My oh-so-insightful take on The Simple Dollar vs I Will Teach You To Be Rich...

If you're a denizen of the financial blogging-sphere, then you've probably noticed the recent post-exchange between Trent of The Simple Dollar and Ramit of I Will Teach You To Be Rich. I just twittered about being indignant with Ramit about the whole thing, and to my surprise he actually responded.

So, I wanted to try to explain my thoughts, because a twitter-response just wasn't cutting it. I'm going to assume everyone's familiar with the exchange and not waste time explaining it -- so quick do a bit of reading if you're not.

1) The whole month-long-challenge deal -- when the original stance The Simple Dollar was highlighting how "small things" can be worthwhile over a longer period of time -- just doesn't work at all. Trent has dealt plenty of times with large-scale financial changes, so it's not like he's saying those things aren't imperative. I would really say his stance in general is that small things should follow the big changes, in order to keep frugal development 'evolving.'

2) If you're struggling or stunted financially (with school loans to pay and (at least for right now) a job that nobody could properly call a career, I lump myself in this group) then little things do matter. I myself measure my Thriftie investments based on whether the hourly time/money exchange comes out to at least what I'm making at my current job, so I can see if you have a higher income then the small things may appear neglible. However I felt as though Ramit's post didn't take into consideration that some people aren't at that point yet (and some will never be), and so came across as arrogant. Perhaps he does take that into consideration and doesn't mind alienating that segment of the blog-reading population... his seemingly devil-may-care-whose-feelings-I-hurt kind follow-up to Charlie's comment (it's in green if you keep scrolling down) would seem to fit with that. The overall tone came across as mocking. And if I'm scraping and pinching just to make an extra school-loan payment each month, then I'm going to find that offensive and perhaps eventually join the ranks of the alienated.

3) Ramit seemed to have taken Trent's comments personally. The whole, 'I woke up one morning to find my beautifully baby has been attacked!!" thing didn't feel humorous, it seemed as though Ramit honestly felt threatened by an alternative point of view. I felt like I needed to admonish Ramit that if everybody agreed with and followed his exact method, it wouldn't be his method at all it would be the norm... And I think he didn't mean it to be taken seriously like that, so perhaps the tone of the writing was just open to being misconstrued.

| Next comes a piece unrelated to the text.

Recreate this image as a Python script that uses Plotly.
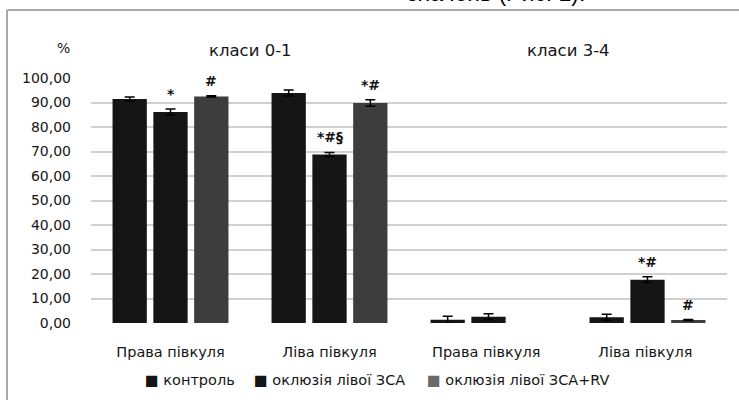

4) The thousand-dollar stake of the proposed "challenge" and the implication that frugal ideas can somehow be patented as 100% unique also was problematic. Trent is a freelance writer with a family --sure, I'm sure he's doing fine now, but did you really expect him to *snap* agree to what appears at first glance to be a rather dubious contest? Ramit is acting like frugal ideas can somehow be patented as mine vs yours, when in actuality Trent has highlighted many of the same topics (investments, dealing with credit card debt, things to know about insurance, etc) plenty of times, so the whole month of "your tips" vs "my tips" would overlap hugely. A whole lot more thought would have to go into a proposal like that to make it "scientific" (groups of similar socio-economic status, for one thing, and similar levels of financial savvy already possessed for another) so it seems as though the "challenge" was made with the knowledge that it wouldn't be accepted. And so, perhaps made just to make Trent look bad... which in my opinion made Ramit look bad (or at least, calculating, which maybe isn't "bad" but definitely unscrupulous).

I've been subscribed to both blogs since October, so I'm not claiming to have knowledge of either of their individual "doctrines" of either up until that point, past the limited clicking I've done in their archives. I very much value Ramit's more aggressive tactics in many cases (like with his post on negotiating auto insurance) and have greatly benefited from a lot of his advice, so I don't mean to seem harsh, but I feel as though his challenge was either not well thought out or not well-intentioned. I hope the former.

My dispassionate assessment is that with two very different styles and perspectives on approaching money-management and finances, the two blogs end up sandwiching the topic. I just wish they would step back far enough to gain perspective on the marvelous lunch that together they provide for their faithful blog-readers. :P

Disclaimer: The title is meant ironically.